Was Frommer mit Historischer Archäologie meint, wird zunächst nur aus dem Kontext klar: Es geht offenbar um die Archäologie des Mittelalters und der Neuzeit, doch im Verlauf der Arbeit wird deutlich, dass der Autor sich tatsächlich fast ausschließlich auf die Mittelalterarchäologie konzentriert und die Neuzeitarchäologie mit ihren teilweise unterschiedlichen Prämissen und methodischen Bedürfnissen außer Acht lässt. Wenn Frommer mit der Bezeichnung „Historische Archäologie“ eine direkte Übersetzung der „Historical Archaeology“ im Sinn hat – und dies bleibt leider ungeklärt – fehlt zunächst ganz klar die Abgrenzung bzw. Herausstellung der Gemeinsamkeit zur anglo-amerikanischen Perspektive auf das Fach. Dies ist dann besonders wichtig, wenn man eine neue bzw. junge Bezeichnung (Historische Archäologie) für ein etabliertes Fach (Archäologie des Mittelalters und der Neuzeit) verwendet, welche sich im deutschsprachigen Europa noch nicht zufriedenstellend durchgesetzt hat.

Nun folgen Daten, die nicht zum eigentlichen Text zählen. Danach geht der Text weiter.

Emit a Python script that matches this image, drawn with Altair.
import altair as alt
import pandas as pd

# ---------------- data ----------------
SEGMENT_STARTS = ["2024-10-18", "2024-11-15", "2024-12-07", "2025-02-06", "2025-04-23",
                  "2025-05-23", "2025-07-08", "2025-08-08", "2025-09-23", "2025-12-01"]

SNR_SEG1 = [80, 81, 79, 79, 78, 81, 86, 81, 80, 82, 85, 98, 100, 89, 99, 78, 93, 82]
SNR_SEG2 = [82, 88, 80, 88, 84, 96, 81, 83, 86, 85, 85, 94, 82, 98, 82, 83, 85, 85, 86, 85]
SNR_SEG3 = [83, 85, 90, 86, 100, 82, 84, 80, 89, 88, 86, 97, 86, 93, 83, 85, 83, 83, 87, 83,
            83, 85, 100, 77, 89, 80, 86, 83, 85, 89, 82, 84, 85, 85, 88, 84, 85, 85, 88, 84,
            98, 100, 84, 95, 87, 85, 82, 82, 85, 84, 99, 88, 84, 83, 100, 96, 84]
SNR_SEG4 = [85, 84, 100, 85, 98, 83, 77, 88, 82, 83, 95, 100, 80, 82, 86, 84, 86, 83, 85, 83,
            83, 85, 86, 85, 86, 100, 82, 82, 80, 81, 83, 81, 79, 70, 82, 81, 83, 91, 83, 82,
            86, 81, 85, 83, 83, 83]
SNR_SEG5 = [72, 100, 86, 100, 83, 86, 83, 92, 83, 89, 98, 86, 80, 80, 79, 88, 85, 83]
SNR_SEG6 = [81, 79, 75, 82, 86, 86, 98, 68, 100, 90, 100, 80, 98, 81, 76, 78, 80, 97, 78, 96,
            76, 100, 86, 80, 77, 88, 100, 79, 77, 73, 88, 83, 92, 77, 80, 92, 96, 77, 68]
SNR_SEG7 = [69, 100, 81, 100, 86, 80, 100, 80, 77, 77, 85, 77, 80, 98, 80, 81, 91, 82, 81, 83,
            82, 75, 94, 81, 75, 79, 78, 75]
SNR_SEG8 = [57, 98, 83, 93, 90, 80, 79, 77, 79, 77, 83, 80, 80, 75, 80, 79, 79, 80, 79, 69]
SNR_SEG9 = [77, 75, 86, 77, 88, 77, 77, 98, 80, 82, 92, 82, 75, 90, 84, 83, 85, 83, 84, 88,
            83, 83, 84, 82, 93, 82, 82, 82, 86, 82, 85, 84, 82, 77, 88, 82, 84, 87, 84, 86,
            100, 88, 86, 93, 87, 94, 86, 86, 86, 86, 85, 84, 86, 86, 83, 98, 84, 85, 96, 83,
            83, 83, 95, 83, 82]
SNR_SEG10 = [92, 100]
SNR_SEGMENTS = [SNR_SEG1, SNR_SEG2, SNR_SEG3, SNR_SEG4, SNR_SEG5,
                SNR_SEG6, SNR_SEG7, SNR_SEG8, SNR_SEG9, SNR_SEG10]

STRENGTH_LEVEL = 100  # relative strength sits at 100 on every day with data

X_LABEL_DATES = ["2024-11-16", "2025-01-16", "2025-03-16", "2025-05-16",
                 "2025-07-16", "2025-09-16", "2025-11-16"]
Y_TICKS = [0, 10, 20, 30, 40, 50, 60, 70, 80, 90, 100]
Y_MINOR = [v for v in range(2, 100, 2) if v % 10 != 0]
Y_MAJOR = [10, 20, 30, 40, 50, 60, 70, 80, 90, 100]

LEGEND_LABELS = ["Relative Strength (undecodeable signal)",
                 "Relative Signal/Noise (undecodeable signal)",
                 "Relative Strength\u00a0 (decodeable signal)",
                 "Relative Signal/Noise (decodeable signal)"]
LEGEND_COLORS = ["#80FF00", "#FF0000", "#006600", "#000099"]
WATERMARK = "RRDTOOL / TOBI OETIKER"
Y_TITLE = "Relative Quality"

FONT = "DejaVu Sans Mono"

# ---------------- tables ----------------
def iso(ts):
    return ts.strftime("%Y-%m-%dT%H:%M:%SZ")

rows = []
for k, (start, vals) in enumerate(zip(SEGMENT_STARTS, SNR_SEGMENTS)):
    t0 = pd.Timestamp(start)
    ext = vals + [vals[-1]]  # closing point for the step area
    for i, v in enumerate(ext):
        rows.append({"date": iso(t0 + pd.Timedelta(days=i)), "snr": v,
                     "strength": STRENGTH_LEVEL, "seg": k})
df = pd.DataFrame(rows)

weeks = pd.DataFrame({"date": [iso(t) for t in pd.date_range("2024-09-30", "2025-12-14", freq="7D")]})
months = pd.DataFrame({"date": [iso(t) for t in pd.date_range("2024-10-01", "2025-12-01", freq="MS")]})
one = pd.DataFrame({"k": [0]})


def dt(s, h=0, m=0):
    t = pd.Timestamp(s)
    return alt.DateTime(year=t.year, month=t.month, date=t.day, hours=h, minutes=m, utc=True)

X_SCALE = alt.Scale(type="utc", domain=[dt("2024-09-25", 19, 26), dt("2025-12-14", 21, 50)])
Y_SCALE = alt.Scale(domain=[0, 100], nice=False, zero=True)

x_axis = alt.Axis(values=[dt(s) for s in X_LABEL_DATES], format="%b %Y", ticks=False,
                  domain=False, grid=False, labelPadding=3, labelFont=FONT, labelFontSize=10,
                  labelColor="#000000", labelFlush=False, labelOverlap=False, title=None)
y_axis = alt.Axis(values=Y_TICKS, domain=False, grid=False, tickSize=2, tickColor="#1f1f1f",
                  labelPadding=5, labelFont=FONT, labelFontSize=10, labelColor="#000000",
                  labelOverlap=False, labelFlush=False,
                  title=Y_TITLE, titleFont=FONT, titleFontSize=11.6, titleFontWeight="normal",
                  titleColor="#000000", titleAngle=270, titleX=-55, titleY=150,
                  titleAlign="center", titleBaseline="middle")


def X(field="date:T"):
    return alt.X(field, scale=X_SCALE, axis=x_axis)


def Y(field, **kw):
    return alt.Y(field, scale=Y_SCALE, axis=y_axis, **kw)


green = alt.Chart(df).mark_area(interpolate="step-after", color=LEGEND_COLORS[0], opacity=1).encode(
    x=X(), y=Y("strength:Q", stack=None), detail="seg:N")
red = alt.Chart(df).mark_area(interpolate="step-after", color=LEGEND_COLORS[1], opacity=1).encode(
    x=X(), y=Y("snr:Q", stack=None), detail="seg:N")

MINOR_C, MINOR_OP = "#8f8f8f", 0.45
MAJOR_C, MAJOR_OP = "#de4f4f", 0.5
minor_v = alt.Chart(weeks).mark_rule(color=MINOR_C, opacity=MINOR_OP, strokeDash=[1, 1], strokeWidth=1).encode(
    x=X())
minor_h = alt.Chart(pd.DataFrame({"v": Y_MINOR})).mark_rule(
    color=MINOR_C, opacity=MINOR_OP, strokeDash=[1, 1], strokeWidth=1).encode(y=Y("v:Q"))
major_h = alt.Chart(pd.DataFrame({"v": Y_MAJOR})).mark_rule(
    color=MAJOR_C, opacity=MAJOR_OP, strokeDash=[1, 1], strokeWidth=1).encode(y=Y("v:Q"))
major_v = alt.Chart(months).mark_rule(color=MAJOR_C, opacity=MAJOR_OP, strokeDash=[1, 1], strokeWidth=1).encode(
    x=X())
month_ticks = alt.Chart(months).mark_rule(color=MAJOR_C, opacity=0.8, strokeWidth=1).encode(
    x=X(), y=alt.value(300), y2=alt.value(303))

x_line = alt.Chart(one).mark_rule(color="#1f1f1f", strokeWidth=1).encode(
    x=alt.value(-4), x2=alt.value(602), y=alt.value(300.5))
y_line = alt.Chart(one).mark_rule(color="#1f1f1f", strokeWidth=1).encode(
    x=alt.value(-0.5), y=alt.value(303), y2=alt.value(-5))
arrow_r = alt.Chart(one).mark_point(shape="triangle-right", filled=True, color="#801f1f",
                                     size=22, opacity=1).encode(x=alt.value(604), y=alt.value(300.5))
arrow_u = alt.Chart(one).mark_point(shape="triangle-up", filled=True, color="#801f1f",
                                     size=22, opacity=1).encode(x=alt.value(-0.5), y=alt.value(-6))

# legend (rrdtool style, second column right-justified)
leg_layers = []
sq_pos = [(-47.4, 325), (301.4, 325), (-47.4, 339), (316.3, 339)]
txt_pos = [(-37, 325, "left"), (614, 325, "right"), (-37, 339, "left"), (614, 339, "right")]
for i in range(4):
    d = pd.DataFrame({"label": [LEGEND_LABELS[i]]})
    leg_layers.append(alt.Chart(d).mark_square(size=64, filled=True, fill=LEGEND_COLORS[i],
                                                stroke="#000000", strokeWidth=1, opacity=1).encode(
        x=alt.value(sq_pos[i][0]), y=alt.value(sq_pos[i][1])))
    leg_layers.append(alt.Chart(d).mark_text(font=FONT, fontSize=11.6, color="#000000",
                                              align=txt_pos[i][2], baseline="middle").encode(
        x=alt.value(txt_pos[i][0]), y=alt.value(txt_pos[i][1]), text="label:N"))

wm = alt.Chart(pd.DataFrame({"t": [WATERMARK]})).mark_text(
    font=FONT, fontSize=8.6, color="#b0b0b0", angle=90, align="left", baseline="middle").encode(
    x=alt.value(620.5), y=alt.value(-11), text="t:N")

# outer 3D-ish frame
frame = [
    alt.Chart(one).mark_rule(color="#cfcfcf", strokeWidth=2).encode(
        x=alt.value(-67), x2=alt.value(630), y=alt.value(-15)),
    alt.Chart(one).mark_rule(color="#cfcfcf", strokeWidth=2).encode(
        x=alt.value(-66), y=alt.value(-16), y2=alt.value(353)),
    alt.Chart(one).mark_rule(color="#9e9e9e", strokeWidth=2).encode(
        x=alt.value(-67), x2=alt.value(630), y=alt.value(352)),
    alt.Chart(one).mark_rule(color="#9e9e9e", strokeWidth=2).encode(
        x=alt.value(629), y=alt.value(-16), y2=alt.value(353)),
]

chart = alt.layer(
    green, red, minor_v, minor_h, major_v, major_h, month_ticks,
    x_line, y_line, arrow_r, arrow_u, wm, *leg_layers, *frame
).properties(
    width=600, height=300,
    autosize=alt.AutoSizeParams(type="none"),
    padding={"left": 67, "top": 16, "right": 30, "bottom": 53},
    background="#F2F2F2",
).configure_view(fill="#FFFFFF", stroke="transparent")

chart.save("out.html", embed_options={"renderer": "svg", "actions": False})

Frommer blickt zwar hin und wieder auf anglo-amerikanische Beiträge, jedoch kaum aus dem Bereich der „Historical Archaeology“. Auch wenn die „Historical Archaeology“ in einigen Bereichen andere Schwerpunkte als die Historische Archäologie setzt: Viele Aspekte, die Frommer in seiner Arbeit zu Recht kritisiert (z.B. die „Methodenlücke“), wurden dort bereits vor Jahrzehnten angesprochen.2 Solche und andere inhaltlichen Stolpersteine erschweren es dem Leser, einen Einstieg in das Buch zu finden und die vielen sprachlichen Unebenheiten erlauben bis zum Schluss keinen wirklichen Zugang.

Zur formalen Gestaltung des Buches ist anzumerken, dass dem Buch deutlich das Fehlen einer professionellen Text- und Bildredaktion anzumerken ist. Dadurch hätten viele Satz- und Layoutfehler, zu kleine Abbildungen und widersprüchliche bzw. unklare Textpassagen vermieden werden können.

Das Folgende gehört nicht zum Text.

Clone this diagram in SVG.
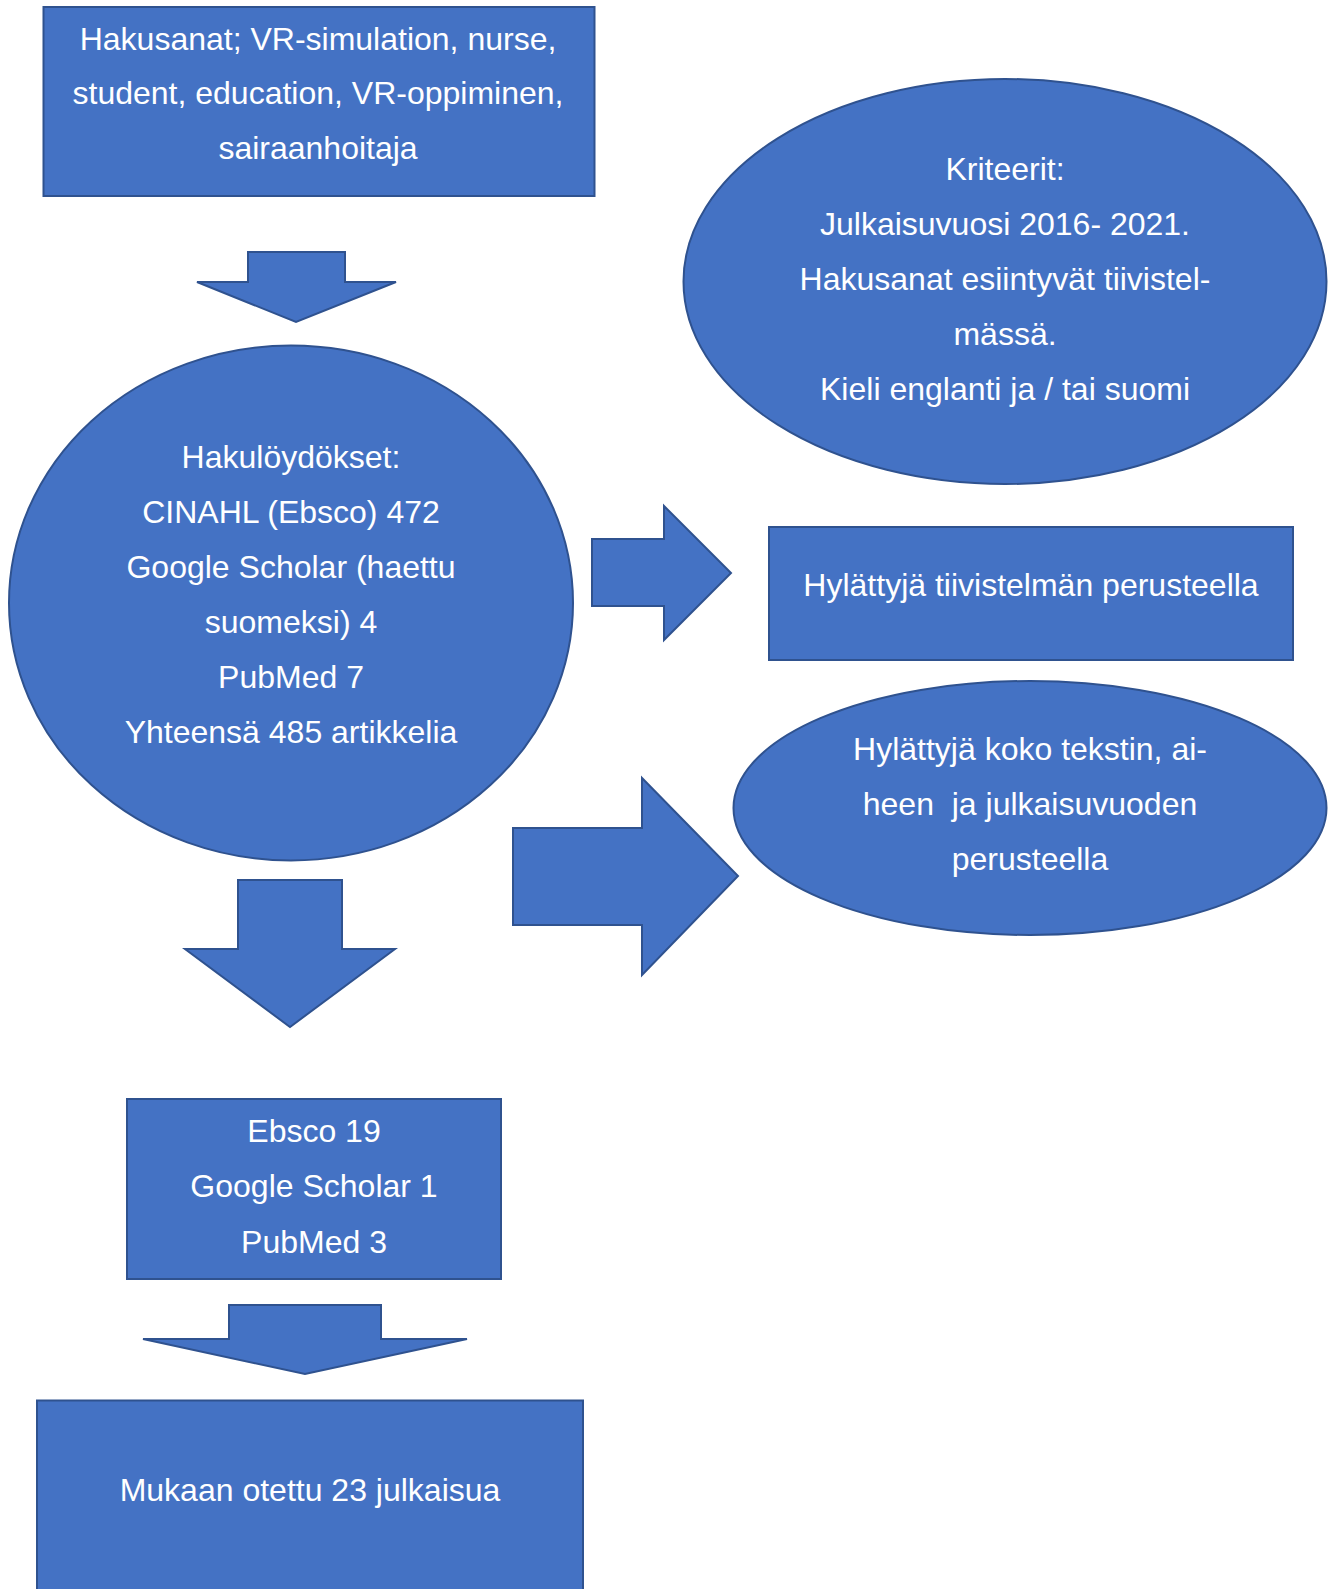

Sören Frommer hat, wie er selbst anmerkt (S. 30f.), eine polarisierende Arbeit verfasst. Seinen Denkansätzen, Interpretationen und Kritiken zu folgen ist die Entscheidung eines jeden Lesers. Vieles ist nicht neu, sondern lediglich anders formuliert. Trotzdem ist es ein mutiges Werk, das in Teilen Impulse für die stockenden Methoden- und Theoriediskussionen, unter denen die Historische Archäologie nach wie vor leidet, liefern kann. Oftmals bietet Frommer gute Überblicke (z.B. Forschungsgeschichte, Statistik) und kritische Stellungnahmen. Für eine wirkliche Grundlegung der Historischen Archäologie fehlen dem Buch neben durchschlagenden neuen Ideen vor allem eine klare Vermittlung der Ergebnisse und die notwendige Leichtigkeit eines Klassikers. Ob es ein Versuch zur Grundlegung des Faches ist, wie der Titel verspricht, muss der Leser selbst entscheiden. Das Buch kann immerhin als Versuch gewertet werden, die Archäologie des Mittelalters und der Neuzeit zu einer prozessualen und vielleicht auch postprozessualen Archäologie weiterzuentwickeln.

Anmerkungen:
1 Kurzfassung: Sören Frommer, Historische Archäologie. Versuch einer methodologischen Grundlegung der Archäologie als Geschichtswissenschaft. Archäologisches Nachrichtenblatt 4/12, (2007), S. 356-360.
2 Siehe z.B. Kathleen A. Deagan, Neither History Nor Prehistory: the Questions that Count in Historical Archaeology. In: Historical Archaeology 22/1 (1988), S. 7-12.